Hatsune Miku Is Bringing Her ‘Persona 4: Dancing All Night’ Design Back to Reclaim the Metaverse in ‘Persona 5: The Phantom X’
11 years after her last ‘Persona’ appearance, Miku steps back into Atlus’s universe for ‘P5X’s’ first anniversary.
by Sophie Caraan · HypebeastSummary
- Hatsune Miku has been confirmed for Persona 5: The Phantom X as part of the game’s first anniversary celebration, marking her return to the Persona series after 11 years
- A teaser trailer shows Miku appearing across city TV screens before staging what appears to be a live concert in the Metaverse alongside protagonist Nagisa Kamishiro, who is shown listening to DECO*27’s “Ghost Rule”
- Full details on the collaboration are set to be revealed on June 18
Hatsune Miku is returning to the Persona series in Persona 5: The Phantom X, confirmed via a teaser trailer dropped as part of the game’s first anniversary celebrations. The collab marks Miku’s first appearance in a Persona title since Persona 4: Dancing All Night, an 11-year absence, and her design for the P5X appearance carries that continuity forward, using the same look she debuted in that 2015 rhythm spinoff. Full details on her role in the game arrive June 18.
The trailer is doing more than confirming a name. The decision to bring back Miku’s Dancing All Night design rather than introducing a new one is a deliberate nod to the fanbase that remembers the original crossover, treating the 11-year gap as a feature rather than something to quietly sidestep. It signals that whoever built this collab understood the weight of the callback.
The setup inside the trailer adds to that.

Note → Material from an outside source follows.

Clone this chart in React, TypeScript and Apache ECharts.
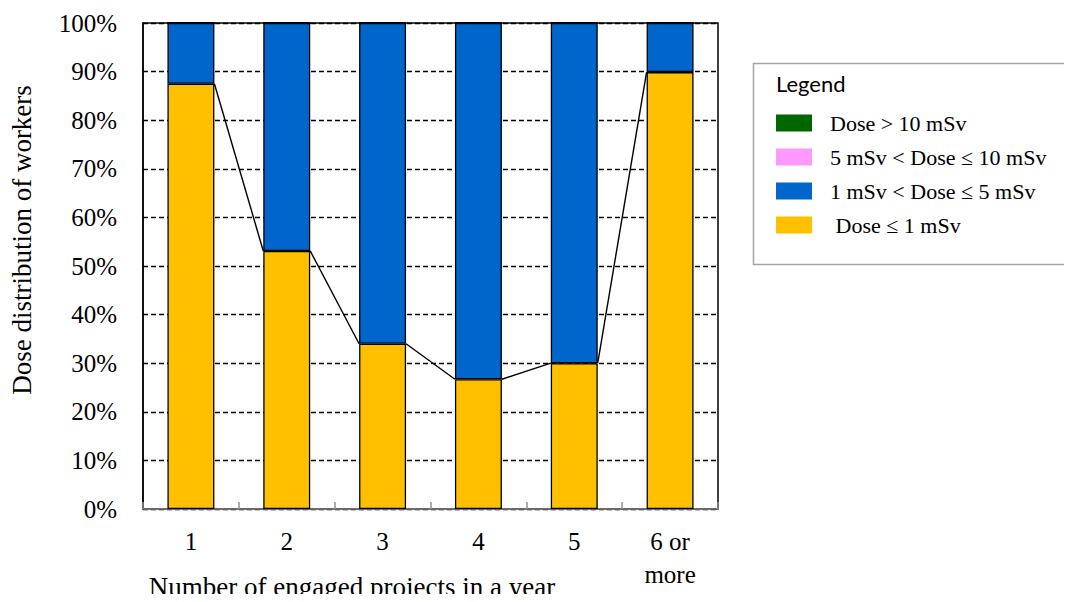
import React, { useEffect, useRef } from "react";
import * as echarts from "echarts";

const categories = ["1", "2", "3", "4", "5", "6 or\nmore"];
const doseLe1 = [87.5, 53.1, 34.0, 26.7, 30.0, 89.9];
const dose1to5 = [12.5, 46.9, 66.0, 73.3, 70.0, 10.1];
const dose5to10 = [0, 0, 0, 0, 0, 0];
const doseGt10 = [0, 0, 0, 0, 0, 0];
const yTicks = [0, 10, 20, 30, 40, 50, 60, 70, 80, 90, 100];

const seriesNames = {
  gt10: "Dose > 10 mSv",
  m5to10: "5 mSv < Dose ≤ 10 mSv",
  m1to5: "1 mSv < Dose ≤ 5 mSv",
  le1: " Dose ≤ 1 mSv",
};

const serif = "'Liberation Serif', 'Times New Roman', serif";

export default function App() {
  const ref = useRef<HTMLDivElement>(null);
  useEffect(() => {
    if (!ref.current) return;
    const chart = echarts.init(ref.current, undefined, { renderer: "svg" });
    const barWidthRatio = 0.49;
    const seriesLineData = doseLe1.slice(0, -1).map((v, i) => [i, v, doseLe1[i + 1]]);
    const barStyle = (color: string) => ({
      color,
      borderColor: "#000",
      borderWidth: 1.3,
    });
    chart.setOption({
      animation: false,
      backgroundColor: "#fff",
      grid: { left: 143, top: 23, right: 354, bottom: 93, show: true, borderColor: "#000", borderWidth: 1.5, backgroundColor: "transparent" },
      xAxis: {
        type: "category",
        data: categories,
        axisLine: { lineStyle: { color: "#808080", width: 1.5 } },
        axisTick: { show: true, inside: true, length: 7, lineStyle: { color: "#909090", width: 1.5 } },
        axisLabel: { color: "#000", fontFamily: serif, fontSize: 25, margin: 16, lineHeight: 33 },
      },
      yAxis: {
        type: "value",
        min: 0,
        max: 100,
        interval: 10,
        axisLine: { show: true, lineStyle: { color: "#000", width: 1.5 } },
        axisTick: { show: false },
        axisLabel: {
          color: "#000",
          fontFamily: serif,
          fontSize: 25,
          margin: 26,
          formatter: (v: number) => (yTicks.includes(v) ? `${v}%` : ""),
        },
        splitLine: { show: true, lineStyle: { color: "#000", type: [5, 3], width: 1.3 } },
      },
      legend: {
        orient: "vertical",
        left: 771,
        top: 107,
        itemWidth: 36,
        itemHeight: 17,
        itemGap: 12,
        icon: "rect",
        itemStyle: { borderWidth: 0 },
        data: [seriesNames.gt10, seriesNames.m5to10, seriesNames.m1to5, seriesNames.le1],
        textStyle: { fontFamily: serif, fontSize: 22, lineHeight: 22, color: "#000", padding: [0, 0, 0, 13] },
      },
      graphic: [
        {
          type: "rect",
          shape: { x: 753.5, y: 63.5, width: 316, height: 201 },
          style: { fill: "transparent", stroke: "#a6a6a6", lineWidth: 1.5 },
        },
        {
          type: "text",
          x: 776,
          y: 72,
          style: { text: "Legend", font: "22px Lato, 'Open Sans', sans-serif", fill: "#000" },
        },
        {
          type: "text",
          x: 22,
          y: 240,
          rotation: Math.PI / 2,
          style: {
            text: "Dose distribution of workers",
            font: `27px ${serif}`,
            fill: "#000",
            align: "center",
            verticalAlign: "middle",
          },
        },
        {
          type: "text",
          x: 352,
          y: 587,
          style: {
            text: "Number of engaged projects in a year",
            font: `27px ${serif}`,
            fill: "#000",
            align: "center",
            verticalAlign: "middle",
          },
        },
      ],
      series: [
        { name: seriesNames.le1, type: "bar", stack: "a", barWidth: "49%", data: doseLe1, itemStyle: barStyle("#FFC000") },
        { name: seriesNames.m1to5, type: "bar", stack: "a", barWidth: "49%", data: dose1to5, itemStyle: barStyle("#0066CC") },
        { name: seriesNames.m5to10, type: "bar", stack: "a", barWidth: "49%", data: dose5to10, itemStyle: barStyle("#FF99FF") },
        { name: seriesNames.gt10, type: "bar", stack: "a", barWidth: "49%", data: doseGt10, itemStyle: barStyle("#006600") },
        {
          type: "custom",
          name: "seriesLines",
          data: seriesLineData,
          encode: { x: 0, y: 1 },
          z: 5,
          silent: true,
          renderItem: (params: any, api: any) => {
            const i = api.value(0);
            const p1 = api.coord([i, api.value(1)]);
            const p2 = api.coord([i + 1, api.value(2)]);
            const bw = api.size([1, 0])[0] * barWidthRatio;
            return {
              type: "line",
              shape: { x1: p1[0] + bw / 2, y1: p1[1], x2: p2[0] - bw / 2, y2: p2[1] },
              style: { stroke: "#000", lineWidth: 1.4 },
            };
          },
        },
      ],
    });
    return () => chart.dispose();
  }, []);
  return <div ref={ref} style={{ width: 1072, height: 602, margin: -8 }} />;
}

Protagonist Nagisa Kamishiro is shown listening to DECO*27’s “Ghost Rule” before Miku even appears onscreen, a detail that places her music canon within the game’s world from the jump. When she does arrive, it is across city TV screens, building toward what the trailer frames as a live concert staged inside the Metaverse. For a series whose central conceit involves a shadow realm operating beneath everyday reality, the Metaverse concert format is a natural fit. Miku as a figure who exists somewhere between the digital and the real slides into P5X‘s world without any narrative friction.
Fan response has been immediate. Reactions have zeroed in on what the collab implies about the Phantom Thieves’ listening habits, with the idea that Miku’s music is canonically part of their world generating its own conversation thread separate from the gameplay speculation entirely.
The broader context adds weight to the moment. Hatsune Miku is currently in the middle of her 20th anniversary year, and 2026 has seen her collab footprint expand aggressively across gaming and lifestyle, from Honkai Star Rail to a themed bathhouse experience in Japan to a glow-in-the-dark fishing rod. The P5X announcement lands as one of the most culturally resonant of that run, pairing a property with genuine narrative depth against a Vocaloid icon whose crossover appeal has only widened with time. The devs have remained tight-lipped on the specifics of her role within the game’s story, whether Miku functions as a recruitable character, a narrative device, or something else entirely is part of what June 18 is expected to resolve.